Ford pardoned Nixon for " for all offenses against the United States which he, Richard Nixon, has committed or may have committed or taken part in during the period from January 20, 1969 through August 9, 1974." Nixon hadn’t been convicted of anything, and I don’t see why Trump would not do the same for himself.

In the end, the question of a presidential pardon isn’t about whether the president can do it. (Nothing is going to stop Trump from pardoning himself.) The real question is how the pardon is honored in the face of a future indictment.

I never claimed that you did. I am trying to summarize how ridiculous what you’re saying is.
If you need more popular support to stage a coup than win via an election, then it would seem that a coup is more democratic.
The problem with this reasoning is it is patently false. Coups and/or authoritarian governments staying in power do not, and have not, needed majority popular support.

There are plenty of times when a minority has seized power and held it, simply because too many people in the majority had bystander syndrome. Bystander syndrome is natural and present everywhere.

That’s true.
What’s also true is that in terms of seizing power, it matters more if you have control of the main levers of power. Many dictators are widely loathed, but as long as the military chiefs are still loyal, no change is going to happen.

When the debate turns personal, I leave the thread. But I’ll respond before I go.

First, I feel you are mixing together two different things; seizing power and holding power. When you are seizing power you are abolishing the existing political system and creating a new one (except in those cases where the old political system has already collapsed.) This is a fragile moment for a regime; a lot of people are still going to feel loyalty to the old political system, even if it’s just to the point of thinking that’s the way things are. You’re asking people to give up their loyalty to the old system and switch that loyalty to your new system. And to accomplish that, you do need popular support. The bottom line of a political system is it needs to have the legitimacy that when it tells people to do something, they do it; that’s popular support.

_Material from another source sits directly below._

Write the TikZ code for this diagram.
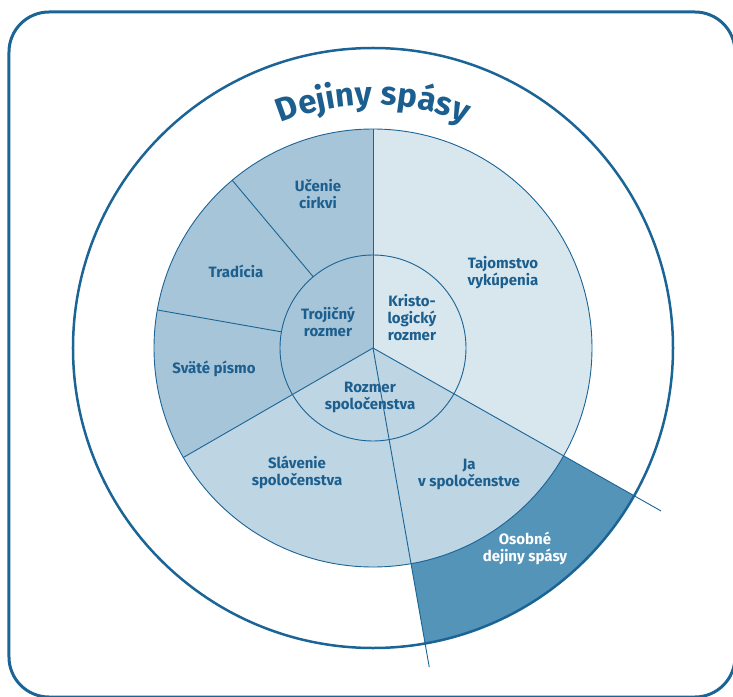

Once a regime has established its political system and gotten people to accept it, things go a lot easier. Now there’s no longer a choice between the old system and the new one. The new system is clearly in power and people become used to being under it. It becomes the established order.

The second point which I disagree with you on is that I see a difference between public support and democracy. Democracy is when the people approve of the regime that controls their country and the political system says that their ongoing approval is necessary for the regime to stay in power. Popular support just means the people accept the regime and are willing to obey it, even if they would prefer a different system. Regimes can survive without democracy but they cannot survive without popular support; if the regime gives orders and people don’t obey, that regime is powerless.

So to apply this to the current situation in America, I don’t feel that Trump has the popular support to seize power. Because we have an existing political system and that system says Joe Biden was elected President. If 20% of the people accept Trump as President, that means there are still 80% of the people who accept Biden as President, either out of support of Biden, opposition to Trump, or a belief in the existing political system. When Trump gives orders to the 60,000,000 people who believe he’s President and Biden gives orders to the 240,000,000 people who believe he’s President, the outcome isn’t very much in doubt.

I said that your description of seizing power was ridiculous. How is that personal? How is that an ad hominem?

As for you leaving, that is sad if so. I am not here to win anything, I’m here to fight my ignorance and have interesting discussions. I can, and have, admitted when I was wrong. Can you?

No, you don’t. This is demonstrable just looking at the list of coups and dictatorships that were formally democracies.
Look at, say, the list of governments installed by the US / UK in the 20th century. Most were either relatively unknown to the population, or actively hated. Did it matter? Generally no, because if you have sufficient military support and other levers of power, that’s enough.

True, but the point you’re missing is that this is indirect. When a dictator gives orders to military and judiciary and police leaders, they may obey because they are getting a good deal, or are emotionally are on board.
Then the regular folk generally obey the police, judiciary etc. The dictator can actually be extremely unpopular.
I would agree that some popular support is of course helpful though. Something like 20% devotees will do.

Again, nothing like a coup could possibly happen in the US. But that’s because institutions like the armed forces and judiciary are still resilient enough. Not because it’s some RTS where whichever side has the most units wins.